Post by Sejanus » 20 Feb 2020 02:15

Victor Klemperer (1881-1960) was a Jew that lived under both the Nazi and Communist dictatorships (and other governments such as the Weimar Republic and its predecessor the German Empire) in Germany. Klemperer's secret diaries were maintained as events were ongoing and were later the basis for three books: I Will Bear Witness, Volume 1: A Diary of the Nazi Years 1933-1941; I Will Bear Witness, Volume 2: A Diary of the Nazi Years 1942-1945; and The Lesser Evil: The Diaries of Victor Klemperer 1945-1959 (covers Klemperer's time in Communist East Germany).

The first two volumes have also been published together in a single book titled The Klemperer Diaries (Vol 1 & 2). And Volume 2 has also been titled To The Bitter End, perhaps as a reflection of the most trying of times not only for the Third Reich but also for those Jews attempting to survive it as the Holocaust reached its zenith. All three volumes have proven popular and are well regarded.

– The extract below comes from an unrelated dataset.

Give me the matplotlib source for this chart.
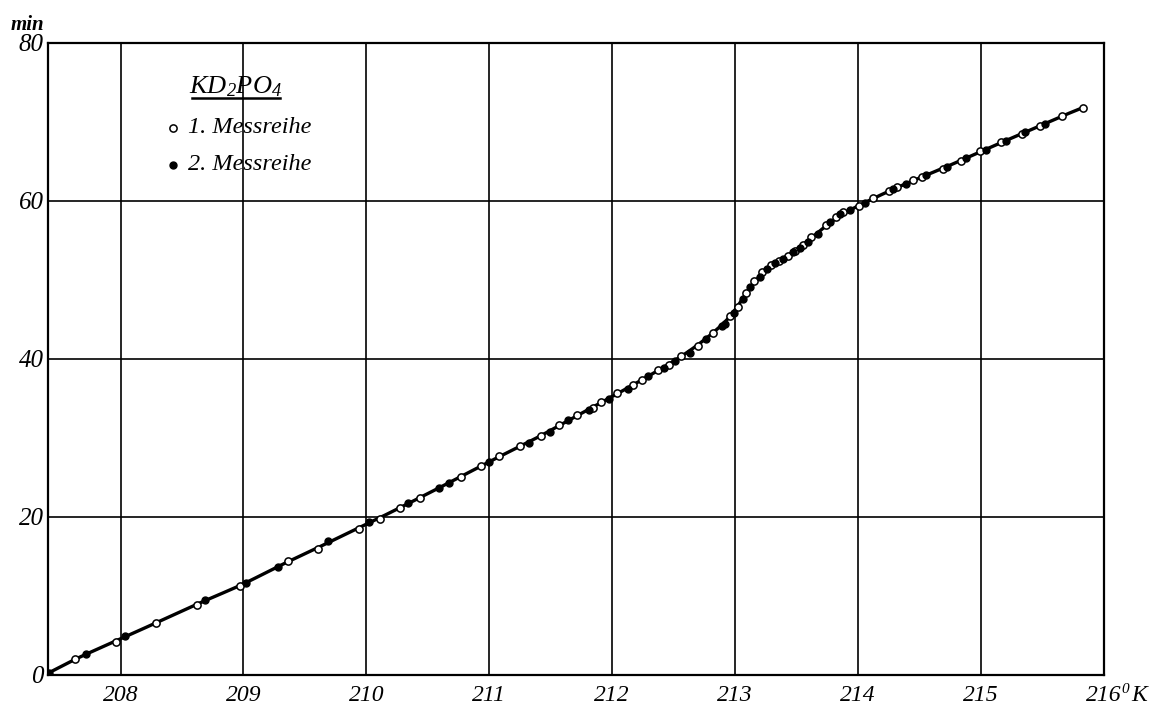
import numpy as np
import matplotlib
matplotlib.use("Agg")
import matplotlib.pyplot as plt

# --- data: temperature (K) vs. time (min) for KD2PO4 ---
series1_T = [207.63, 207.96, 208.29, 208.62, 208.97, 209.36, 209.61, 209.94, 210.11, 210.27,
             210.44, 210.77, 210.93, 211.08, 211.25, 211.42, 211.57, 211.71, 211.84, 211.91,
             212.04, 212.17, 212.24, 212.37, 212.46, 212.56, 212.70, 212.82, 212.96, 213.02,
             213.09, 213.15, 213.22, 213.29, 213.36, 213.43, 213.49, 213.55, 213.62, 213.74,
             213.82, 213.88, 214.01, 214.12, 214.25, 214.32, 214.45, 214.52, 214.69, 214.84,
             214.99, 215.16, 215.33, 215.48, 215.66, 215.83]
series1_t = [2.0, 4.2, 6.6, 8.9, 11.2, 14.4, 16.0, 18.5, 19.8, 21.1,
             22.4, 25.1, 26.5, 27.7, 29.0, 30.3, 31.6, 32.9, 33.8, 34.6,
             35.7, 36.7, 37.3, 38.6, 39.2, 40.4, 41.7, 43.3, 45.4, 46.6,
             48.3, 49.9, 51.0, 51.9, 52.4, 53.0, 53.7, 54.4, 55.4, 57.0,
             58.0, 58.6, 59.4, 60.4, 61.3, 61.7, 62.6, 63.0, 64.1, 65.1,
             66.3, 67.4, 68.5, 69.5, 70.8, 71.8]

series2_T = [207.42, 207.72, 208.04, 208.69, 209.02, 209.28, 209.69, 210.02, 210.34, 210.59,
             210.67, 211.00, 211.32, 211.49, 211.64, 211.81, 211.97, 212.13, 212.29, 212.42,
             212.51, 212.63, 212.76, 212.89, 212.92, 212.99, 213.06, 213.12, 213.20, 213.26,
             213.32, 213.39, 213.47, 213.53, 213.59, 213.67, 213.77, 213.85, 213.93, 214.06,
             214.28, 214.39, 214.55, 214.72, 214.88, 215.04, 215.20, 215.36, 215.52]
series2_t = [0.3, 2.7, 4.9, 9.5, 11.7, 13.7, 16.9, 19.4, 21.8, 23.7,
             24.3, 26.9, 29.4, 30.7, 32.3, 33.5, 34.9, 36.2, 37.9, 38.9,
             39.7, 40.8, 42.5, 44.2, 44.4, 45.8, 47.6, 49.1, 50.4, 51.4,
             52.2, 52.7, 53.5, 54.1, 54.8, 55.8, 57.3, 58.4, 58.9, 59.8,
             61.5, 62.2, 63.3, 64.3, 65.4, 66.5, 67.6, 68.7, 69.8]

x_ticks = [208, 209, 210, 211, 212, 213, 214, 215, 216]
y_ticks = [0, 20, 40, 60, 80]

serif = "Liberation Serif"
plt.rcParams["mathtext.fontset"] = "custom"
plt.rcParams["mathtext.rm"] = serif + ":italic"
plt.rcParams["mathtext.it"] = serif + ":italic"


def local_linear(xq, x, y):
    """Gaussian-weighted local linear regression; narrower window near the transition."""
    out = np.empty_like(xq)
    for i, x0 in enumerate(xq):
        h = 0.16 - 0.10 * np.exp(-((x0 - 213.2) / 0.55) ** 2)
        w = np.exp(-0.5 * ((x - x0) / h) ** 2)
        sw = w.sum()
        mx = (w * x).sum() / sw
        my = (w * y).sum() / sw
        vx = (w * (x - mx) ** 2).sum()
        b = (w * (x - mx) * (y - my)).sum() / vx if vx > 0 else 0.0
        out[i] = my + b * (x0 - mx)
    return out


fig = plt.figure(figsize=(11.49, 7.07), dpi=100)
ax = fig.add_axes([0.0418, 0.0453, 0.9190, 0.8940])

ax.set_xlim(207.41, 216.0)
ax.set_ylim(0, 80)

# grid
for xv in x_ticks[:-1]:
    ax.axvline(xv, color="black", lw=1.2, zorder=1)
for yv in y_ticks[1:-1]:
    ax.axhline(yv, color="black", lw=1.2, zorder=1)
for s in ax.spines.values():
    s.set_linewidth(1.6)

# smooth curve through both runs
T_all = np.array(series1_T + series2_T)
t_all = np.array(series1_t + series2_t)
T_grid = np.linspace(T_all.min(), T_all.max(), 600)
t_curve = local_linear(T_grid, T_all, t_all)
ax.plot(T_grid, t_curve, color="black", lw=2.4, zorder=3, solid_capstyle="round")

ax.plot(series1_T, series1_t, "o", ms=5.2, mfc="white", mec="black", mew=1.1, zorder=4)
ax.plot(series2_T, series2_t, "o", ms=5.0, mfc="black", mec="black", zorder=4)

# ticks
ax.tick_params(length=0)
ax.set_xticks(x_ticks)
ax.set_xticklabels([str(v) for v in x_ticks], fontfamily=serif, fontstyle="italic", fontsize=17)
ax.tick_params(axis="x", pad=7)
ax.set_yticks(y_ticks)
ax.set_yticklabels([str(v) for v in y_ticks], fontfamily=serif, fontstyle="italic", fontsize=18)
ax.tick_params(axis="y", pad=3)

ax.annotate("0", xy=(216.0, 0), xycoords=("data", "axes fraction"),
            xytext=(12.5, -6), textcoords="offset points", ha="left", va="top",
            fontfamily=serif, fontstyle="italic", fontsize=11, annotation_clip=False)
ax.annotate("K", xy=(216.0, 0), xycoords=("data", "axes fraction"),
            xytext=(20, -7.5), textcoords="offset points", ha="left", va="top",
            fontfamily=serif, fontstyle="italic", fontsize=17, annotation_clip=False)

fig.text(0.009, 0.965, "min", fontfamily=serif, fontstyle="italic", fontweight="bold",
         fontsize=15, ha="left", va="center")

# legend
ax.text(0.178, 0.930, "KD$_2$PO$_4$", transform=ax.transAxes, fontsize=19,
        fontfamily=serif, fontstyle="italic", ha="center", va="center")
ax.plot([0.136, 0.220], [0.913, 0.913], transform=ax.transAxes, color="black", lw=1.8)
ax.plot([0.118], [0.866], "o", transform=ax.transAxes, ms=5.2, mfc="white", mec="black", mew=1.1)
ax.plot([0.118], [0.807], "o", transform=ax.transAxes, ms=5.0, mfc="black", mec="black")
ax.text(0.133, 0.866, "1. Messreihe", transform=ax.transAxes, fontsize=17.5,
        fontfamily=serif, fontstyle="italic", ha="left", va="center")
ax.text(0.133, 0.807, "2. Messreihe", transform=ax.transAxes, fontsize=17.5,
        fontfamily=serif, fontstyle="italic", ha="left", va="center")

fig.savefig("out.png", dpi=100, facecolor="white")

These works are all on my list of future reads. So I have not read them yet but my understanding is that they are excellent. While Klemperer reportedly converted from Judaism to Protestantism (on several occasions), the Nazis still defined Klemperer as a Jew given his Jewish biological heritage and treated him as such. All that saved Klemperer from deportation to a camp (and worse) was his marriage to an "Aryan" woman that exempted him from that measure, but not the others such as the prohibition from Jews holding civil service positions (Klemperer was a professor), legalized severe discrimination and much, much more.